Last Tuesday, I engaged in the civic-minded and (for a Republican) futile act of voting in the Illinois Fifth Congressional District primary. My former Congressman, Rahm Emanuel, has gone off to save the country from the greatest threat facing it, viz., Rush Limbaugh, so it’s necessary to select his successor. It will, of course, be a Democrat. Republicans have held the seat for four years out of the past 110. (As an historical aside, the very first Fifth District Representative, elected in 1842, was Stephen A. Douglas.) Last time out, the GOP candidate advertised himself as “LIBERAL”, with “Republican” in tiny type. He got 22 percent of the vote.
When I arrived at the polls, shortly before 8:00 a.m., I found eerie emptiness. Two precincts share the polling place. I was the only voter for either. In the past, there has usually been a short line even for a primary. The wait last November was half an hour. Tuesday’s apathy (a turnout under 15 percent of registered voters) defied the fact that twelve Democrats were running, several of them locally prominent politicians who had advertised heavily.
The first place finisher (12,100 votes) was Mike Quigley, a Cook County commissioner best known for having quarreled with the Stroger dynasty, second only to the Daleys as fons et origo of Chicagoland corruption. That’s more than Barack Obama ever did. I have no reason to think that Mr. Quigley will be anything other than a down-the-line Pelosi loyalist. Still, I’d rather be represented by him than by the union-boss toadies who placed second and third. Further down (seventh place with six percent) was Tom Geoghegan, endorsed by Mickey Kaus, no less. He tried the novel tactic of buying ads on right-wing blogs. It didn’t work.
On the GOP side, there were six candidates, which was quite incredible. In ordinary years, there may be two, usually pretty unimpressive characters. A commentator on a primary a few years ago opined, not unfairly, that neither candidate’s IQ was as high as his age. The field this time around was a quite presentable bunch of nobodies. A minuscule electorate (4,000 voters) chose Rosanna Pulido, whose one quarter of the vote put her 150 votes ahead of the LIBERAL. The guy I voted for, who had what should have been a very helpful endorsement from local Republican star Tony Peraica, did no visible campaigning and came in fourth.

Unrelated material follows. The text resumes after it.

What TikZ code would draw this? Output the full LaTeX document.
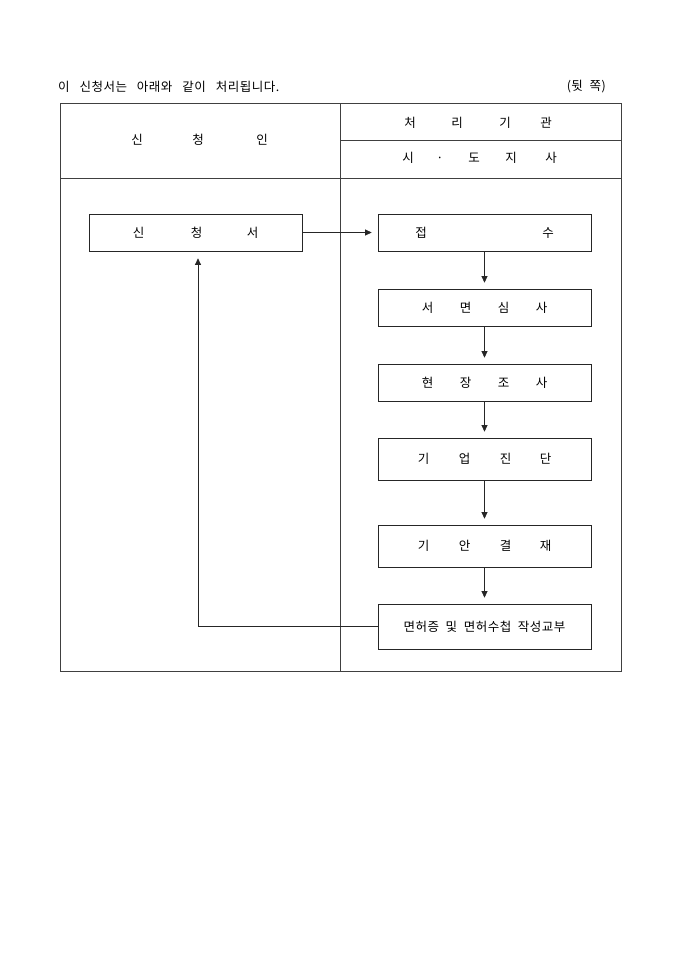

Miss Pulido is a somewhat controversial figure, as she heads the Illinois chapter of the anti-immigration zealot “Minutemen” organization. Her Web site’s choice of “featured issues” (the Second Amendment, illegal immigration, abortion and “seniors”) strikes me as not quite attuned to a moment when everybody’s attention ought to be focused on the bumbling radicalism of the Obama Presidency. When the weather was sunny, it was fine to argue about e-Verify and H1B visas. With the storm raging, let’s concentrate on stopping the guy who’s tearing the roof off the house. A campaign that quoted profusely from Daniel Henninger and Charles Krauthammer and Michael Boskin and Yuval Levin wouldn’t carry the Fifth District, but it also wouldn’t be quaint and out of touch. There are, I suspect, more than a few liberals who are starting to realize that their dwindling stock portfolios have some connection with the dithering Administration in Washington.